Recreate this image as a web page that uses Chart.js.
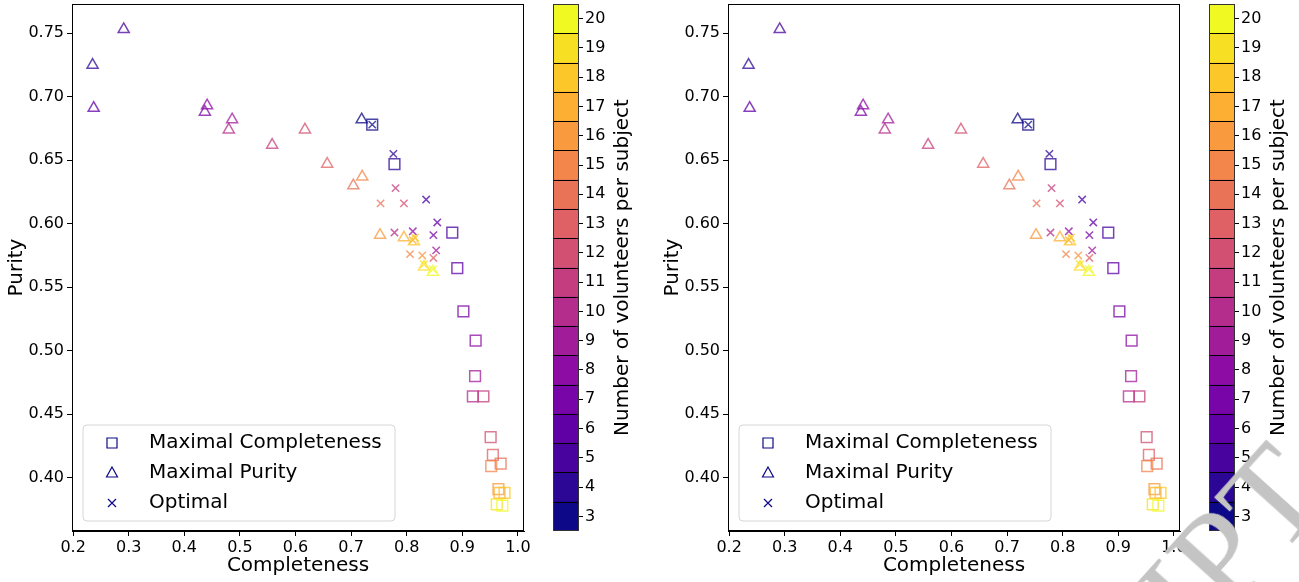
<!DOCTYPE html>
<html>
<head>
<meta charset="utf-8">
<script src="https://cdn.jsdelivr.net/npm/chart.js@4.4.1/dist/chart.umd.min.js"></script>
<style>
  body { margin: 0; background: #fff; width: 1299px; height: 582px; overflow: hidden; position: relative; font-family: "DejaVu Sans", sans-serif; }
  canvas { position: absolute; top: 0; }
  .wm { position: absolute; left: 350px; top: 377px; width: 1000px; text-align: right; white-space: nowrap;
        font-family: "Liberation Serif", serif; font-size: 135px; line-height: 135px; color: #c4c4c4;
        transform-origin: 100% 100%; transform: rotate(-48deg); pointer-events: none; }
</style>
</head>
<body>
<canvas id="scatter1" width="545" height="582" style="left:0"></canvas>
<canvas id="cbar1" width="110" height="582" style="left:545px"></canvas>
<canvas id="scatter2" width="545" height="582" style="left:656px"></canvas>
<canvas id="cbar2" width="110" height="582" style="left:1201px"></canvas>
<div class="wm">MANUSCRIPT</div>
<script>
// volunteers per subject: 3..20
const volunteers = [3,4,5,6,7,8,9,10,11,12,13,14,15,16,17,18,19,20];

// Maximal Completeness (squares)
const mcComp = [0.738,0.778,0.882,0.891,0.902,0.924,0.923,0.919,0.938,0.951,0.955,0.969,0.952,0.965,0.967,0.976,0.962,0.972];
const mcPur  = [0.678,0.647,0.593,0.565,0.531,0.508,0.480,0.464,0.464,0.432,0.418,0.411,0.409,0.391,0.388,0.388,0.379,0.378];

// Maximal Purity (triangles)
const mpComp = [0.719,0.235,0.291,0.237,0.437,0.441,0.486,0.480,0.558,0.617,0.657,0.704,0.720,0.752,0.795,0.813,0.831,0.847];
const mpPur  = [0.682,0.725,0.753,0.691,0.688,0.693,0.682,0.674,0.662,0.674,0.647,0.630,0.637,0.591,0.589,0.586,0.566,0.562];

// Optimal (crosses)
const opComp = [0.738,0.776,0.835,0.855,0.848,0.811,0.853,0.778,0.780,0.795,0.848,0.753,0.806,0.828,0.811,0.815,0.831,0.847];
const opPur  = [0.678,0.655,0.619,0.601,0.591,0.594,0.579,0.593,0.628,0.616,0.573,0.616,0.576,0.575,0.587,0.589,0.568,0.564];

const xTicks = [0.2,0.3,0.4,0.5,0.6,0.7,0.8,0.9,1.0];
const yTicks = [0.40,0.45,0.50,0.55,0.60,0.65,0.70,0.75];

const plasma = [[13,8,135],[65,4,157],[106,0,168],[143,13,164],[177,42,144],[204,71,120],[225,100,98],[242,132,75],[252,166,54],[252,206,37],[240,249,33]];

function cmap(v, a) {
  const t = (v - 3) / 17 * 10;
  const i = Math.min(9, Math.floor(t)), f = t - i;
  const c = plasma[i].map((p, k) => Math.round(p + (plasma[i + 1][k] - p) * f));
  return a === undefined ? `rgb(${c})` : `rgba(${c},${a})`;
}

const pts = (xs, ys) => xs.map((x, i) => ({ x: x, y: ys[i] }));
const ALPHA = 0.75;

// no extra room for edge tick labels, keep the axes box where it is
const noPad = s => { s.paddingTop = 0; s.paddingBottom = 0; s.paddingLeft = 0; s.paddingRight = 0; };

const boxPlugin = {
  id: 'box',
  afterDraw(chart) {
    const a = chart.chartArea, ctx = chart.ctx;
    ctx.save();
    ctx.strokeStyle = '#000';
    ctx.lineWidth = 1;
    ctx.strokeRect(a.left + 0.5, a.top + 0.5, a.right - a.left - 1, a.bottom - a.top - 1);
    ctx.restore();
  }
};

const legendPlugin = {
  id: 'boxLegend',
  afterDraw(chart) {
    const a = chart.chartArea, ctx = chart.ctx;
    const bx = a.left + 11, by = a.bottom - 106, bw = 312, bh = 96, r = 4;
    ctx.save();
    ctx.beginPath();
    ctx.moveTo(bx + r, by);
    ctx.arcTo(bx + bw, by, bx + bw, by + bh, r);
    ctx.arcTo(bx + bw, by + bh, bx, by + bh, r);
    ctx.arcTo(bx, by + bh, bx, by, r);
    ctx.arcTo(bx, by, bx + bw, by, r);
    ctx.closePath();
    ctx.fillStyle = 'rgba(255,255,255,0.8)';
    ctx.fill();
    ctx.strokeStyle = '#d6d6d6';
    ctx.lineWidth = 1;
    ctx.stroke();
    const col = cmap(3);
    ctx.font = '20px "DejaVu Sans"';
    ctx.textBaseline = 'middle';
    chart.data.datasets.forEach((ds, i) => {
      const y = by + 18 + i * 30, x = bx + 29;
      ctx.strokeStyle = col;
      ctx.lineWidth = 1.2;
      ctx.beginPath();
      if (ds.pointStyle === 'rect') {
        ctx.rect(x - 5, y - 5, 10, 10);
      } else if (ds.pointStyle === 'triangle') {
        ctx.moveTo(x, y - 6); ctx.lineTo(x + 5.5, y + 4); ctx.lineTo(x - 5.5, y + 4); ctx.closePath();
      } else {
        ctx.moveTo(x - 4, y - 4); ctx.lineTo(x + 4, y + 4); ctx.moveTo(x + 4, y - 4); ctx.lineTo(x - 4, y + 4);
      }
      ctx.stroke();
      ctx.fillStyle = '#000';
      ctx.fillText(ds.label, bx + 66, y);
    });
    ctx.restore();
  }
};

function makeScatter(id) {
  new Chart(document.getElementById(id), {
    type: 'scatter',
    data: {
      datasets: [
        { label: 'Maximal Completeness', data: pts(mcComp, mcPur), pointStyle: 'rect', pointRadius: 7.6,
          pointBorderColor: volunteers.map(v => cmap(v, ALPHA)), pointBackgroundColor: 'rgba(0,0,0,0)', pointBorderWidth: 1.5 },
        { label: 'Maximal Purity', data: pts(mpComp, mpPur), pointStyle: 'triangle', pointRadius: 6.4,
          pointBorderColor: volunteers.map(v => cmap(v, ALPHA)), pointBackgroundColor: 'rgba(0,0,0,0)', pointBorderWidth: 1.5 },
        { label: 'Optimal', data: pts(opComp, opPur), pointStyle: 'crossRot', pointRadius: 5.2,
          pointBorderColor: volunteers.map(v => cmap(v, ALPHA)), pointBackgroundColor: 'rgba(0,0,0,0)', pointBorderWidth: 1.5 }
      ]
    },
    options: {
      responsive: false,
      animation: false,
      layout: { autoPadding: false, padding: { left: 0, right: 21, top: 4, bottom: 0 } },
      plugins: { legend: { display: false }, tooltip: { enabled: false } },
      scales: {
        x: {
          type: 'linear', min: 0.198, max: 1.011,
          afterFit: s => { s.height = 51; noPad(s); },
          afterBuildTicks: s => { s.ticks = xTicks.map(v => ({ value: v })); },
          ticks: { color: '#000', font: { family: 'DejaVu Sans', size: 16 }, padding: 2, maxRotation: 0,
                   callback: v => v.toFixed(1) },
          grid: { drawOnChartArea: false, drawTicks: true, tickLength: 5, color: '#000' },
          border: { display: true, color: '#000' },
          title: { display: true, text: 'Completeness', color: '#000', font: { family: 'DejaVu Sans', size: 20 }, padding: { top: 0, bottom: 4 } }
        },
        y: {
          type: 'linear', min: 0.358, max: 0.773,
          afterFit: s => { s.width = 72; noPad(s); },
          afterBuildTicks: s => { s.ticks = yTicks.map(v => ({ value: v })); },
          ticks: { color: '#000', font: { family: 'DejaVu Sans', size: 16 }, padding: 3,
                   callback: v => v.toFixed(2) },
          grid: { drawOnChartArea: false, drawTicks: true, tickLength: 5, color: '#000' },
          border: { display: true, color: '#000' },
          title: { display: true, text: 'Purity', color: '#000', font: { family: 'DejaVu Sans', size: 20 }, padding: { top: 5, bottom: 0 } }
        }
      }
    },
    plugins: [boxPlugin, legendPlugin]
  });
}

const cbarPlugin = {
  id: 'cbarEdges',
  afterDatasetsDraw(chart) {
    const a = chart.chartArea, ctx = chart.ctx, ys = chart.scales.y;
    ctx.save();
    ctx.strokeStyle = '#000';
    ctx.lineWidth = 1;
    volunteers.slice(0, -1).forEach(v => {
      const py = Math.round(ys.getPixelForValue(v + 0.5)) + 0.5;
      ctx.beginPath(); ctx.moveTo(a.left, py); ctx.lineTo(a.right, py); ctx.stroke();
    });
    ctx.strokeStyle = '#333';
    ctx.strokeRect(a.left + 0.5, a.top + 0.5, a.right - a.left - 1, a.bottom - a.top - 1);
    // colorbar label, reading bottom-to-top
    ctx.translate(a.right + 44, (a.top + a.bottom) / 2);
    ctx.rotate(-Math.PI / 2);
    ctx.fillStyle = '#000';
    ctx.font = '20px "DejaVu Sans"';
    ctx.textAlign = 'center';
    ctx.textBaseline = 'middle';
    ctx.fillText('Number of volunteers per subject', 0, 0);
    ctx.restore();
  }
};

function makeColorbar(id) {
  new Chart(document.getElementById(id), {
    type: 'bar',
    data: {
      labels: [''],
      datasets: volunteers.map(v => ({
        data: [[v - 0.5, v + 0.5]], backgroundColor: cmap(v), borderWidth: 0,
        grouped: false, barPercentage: 1, categoryPercentage: 1
      }))
    },
    options: {
      responsive: false,
      animation: false,
      layout: { autoPadding: false, padding: { left: 8, right: 0, top: 4, bottom: 51 } },
      plugins: { legend: { display: false }, tooltip: { enabled: false } },
      scales: {
        x: { display: false },
        y: {
          position: 'right', min: 2.5, max: 20.5,
          afterFit: s => { s.width = 76; noPad(s); },
          afterBuildTicks: s => { s.ticks = volunteers.map(v => ({ value: v })); },
          ticks: { color: '#000', font: { family: 'DejaVu Sans', size: 16 }, padding: 2 },
          grid: { drawOnChartArea: false, drawTicks: true, tickLength: 4, color: '#000' },
          border: { display: false }
        }
      }
    },
    plugins: [cbarPlugin]
  });
}

makeScatter('scatter1');
makeColorbar('cbar1');
makeScatter('scatter2');
makeColorbar('cbar2');
</script>
</body>
</html>
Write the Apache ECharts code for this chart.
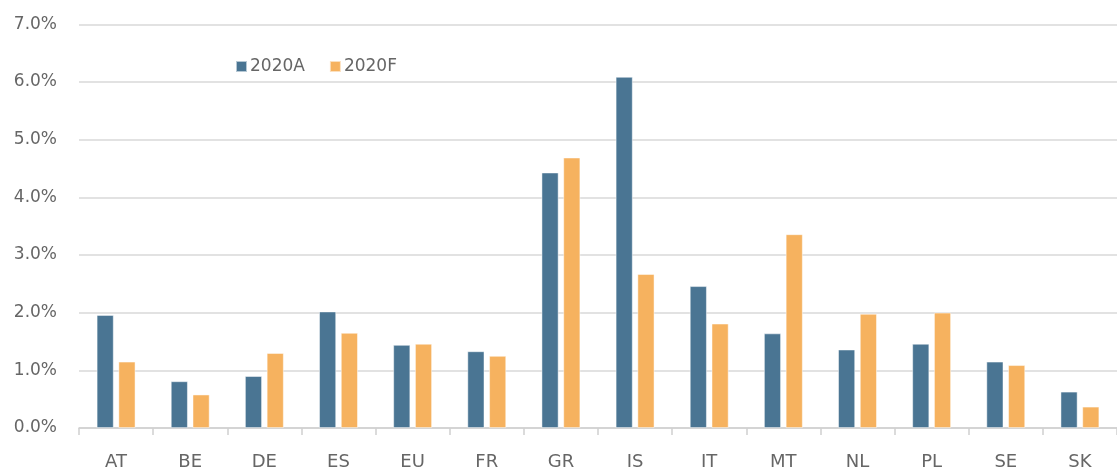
<!DOCTYPE html>
<html>
<head>
<meta charset="utf-8">
<script src="https://cdn.jsdelivr.net/npm/echarts@6/dist/echarts.min.js"></script>
<style>html,body{margin:0;padding:0;background:#fff}#c{width:1117px;height:471px}</style>
</head>
<body>
<div id="c"></div>
<script>
const categories = ['AT','BE','DE','ES','EU','FR','GR','IS','IT','MT','NL','PL','SE','SK'];
const actual2020 = [1.96,0.81,0.90,2.02,1.44,1.33,4.43,6.09,2.46,1.64,1.36,1.46,1.15,0.63];
const forecast2020 = [1.15,0.58,1.30,1.65,1.46,1.25,4.69,2.67,1.81,3.36,1.98,2.00,1.09,0.37];
const seriesNames = ['2020A','2020F'];
const yTicks = {min:0, max:7, interval:1};

const FONT = 'DejaVu Sans';
const chart = echarts.init(document.getElementById('c'), null, {renderer:'canvas'});
chart.setOption({
  animation:false,
  color:['#4A7593','#F6B25F'],
  grid:{left:79, right:-4, top:24.4, bottom:38.3, containLabel:false},
  legend:{
    left:230, top:53, itemWidth:11, itemHeight:11, itemGap:24,
    icon:'rect',
    textStyle:{fontFamily:FONT, fontSize:17, color:'#666666', padding:[0,0,0,-2]},
    data:seriesNames
  },
  xAxis:{
    type:'category', data:categories,
    axisLine:{lineStyle:{color:'#cfcfcf', width:1.5}},
    axisTick:{show:true, length:7, interval:0, lineStyle:{color:'#cfcfcf', width:1.5}},
    axisLabel:{fontFamily:FONT, fontSize:18, color:'#666666', margin:25}
  },
  yAxis:{
    type:'value', min:yTicks.min, max:yTicks.max, interval:yTicks.interval,
    axisLine:{show:false}, axisTick:{show:false},
    splitLine:{lineStyle:{color:'#d9d9d9', width:1.5}},
    axisLabel:{fontFamily:FONT, fontSize:17, color:'#666666', margin:22,
      formatter:v=>v.toFixed(1)+'%'}
  },
  series:[
    {name:seriesNames[0], type:'bar', data:actual2020, barWidth:17, barGap:'28%',
     itemStyle:{borderColor:'rgba(255,255,255,0.6)', borderWidth:0.8}},
    {name:seriesNames[1], type:'bar', data:forecast2020, barWidth:17, barGap:'28%',
     itemStyle:{borderColor:'rgba(255,255,255,0.6)', borderWidth:0.8}}
  ]
});
</script>
</body>
</html>
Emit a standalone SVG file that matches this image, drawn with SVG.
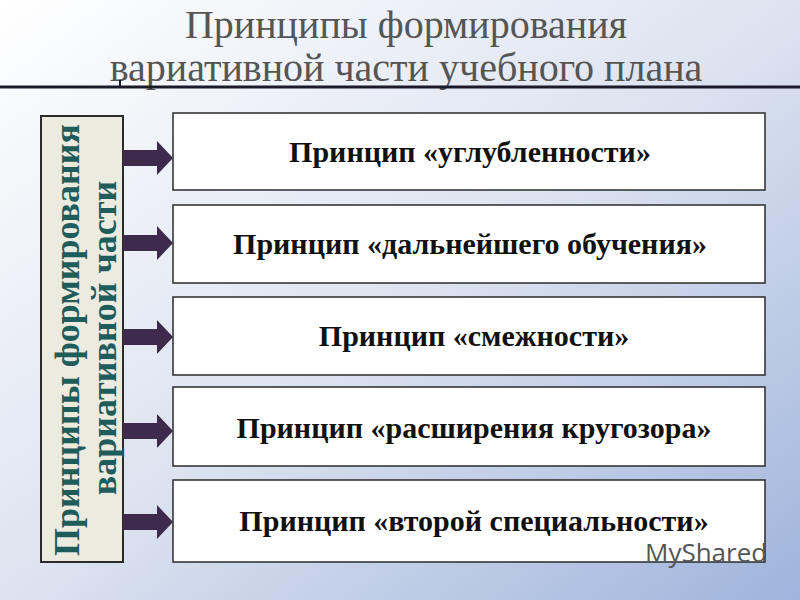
- - - - -
Request ▸ Restate exactly, please, only the lines between the start of the data and the line containing "const yTicks = [0.40,0.45,0.50,0.55,0.60,0.65,0.70,0.75];", both ends included, skipping the pictures.

Solution for this task ▸
Recreate this image as a web page that uses Chart.js.
<!DOCTYPE html>
<html>
<head>
<meta charset="utf-8">
<script src="https://cdn.jsdelivr.net/npm/chart.js@4.4.1/dist/chart.umd.min.js"></script>
<style>
  body { margin: 0; background: #fff; width: 1299px; height: 582px; overflow: hidden; position: relative; font-family: "DejaVu Sans", sans-serif; }
  canvas { position: absolute; top: 0; }
  .wm { position: absolute; left: 350px; top: 377px; width: 1000px; text-align: right; white-space: nowrap;
        font-family: "Liberation Serif", serif; font-size: 135px; line-height: 135px; color: #c4c4c4;
        transform-origin: 100% 100%; transform: rotate(-48deg); pointer-events: none; }
</style>
</head>
<body>
<canvas id="scatter1" width="545" height="582" style="left:0"></canvas>
<canvas id="cbar1" width="110" height="582" style="left:545px"></canvas>
<canvas id="scatter2" width="545" height="582" style="left:656px"></canvas>
<canvas id="cbar2" width="110" height="582" style="left:1201px"></canvas>
<div class="wm">MANUSCRIPT</div>
<script>
// volunteers per subject: 3..20
const volunteers = [3,4,5,6,7,8,9,10,11,12,13,14,15,16,17,18,19,20];

// Maximal Completeness (squares)
const mcComp = [0.738,0.778,0.882,0.891,0.902,0.924,0.923,0.919,0.938,0.951,0.955,0.969,0.952,0.965,0.967,0.976,0.962,0.972];
const mcPur  = [0.678,0.647,0.593,0.565,0.531,0.508,0.480,0.464,0.464,0.432,0.418,0.411,0.409,0.391,0.388,0.388,0.379,0.378];

// Maximal Purity (triangles)
const mpComp = [0.719,0.235,0.291,0.237,0.437,0.441,0.486,0.480,0.558,0.617,0.657,0.704,0.720,0.752,0.795,0.813,0.831,0.847];
const mpPur  = [0.682,0.725,0.753,0.691,0.688,0.693,0.682,0.674,0.662,0.674,0.647,0.630,0.637,0.591,0.589,0.586,0.566,0.562];

// Optimal (crosses)
const opComp = [0.738,0.776,0.835,0.855,0.848,0.811,0.853,0.778,0.780,0.795,0.848,0.753,0.806,0.828,0.811,0.815,0.831,0.847];
const opPur  = [0.678,0.655,0.619,0.601,0.591,0.594,0.579,0.593,0.628,0.616,0.573,0.616,0.576,0.575,0.587,0.589,0.568,0.564];

const xTicks = [0.2,0.3,0.4,0.5,0.6,0.7,0.8,0.9,1.0];
const yTicks = [0.40,0.45,0.50,0.55,0.60,0.65,0.70,0.75];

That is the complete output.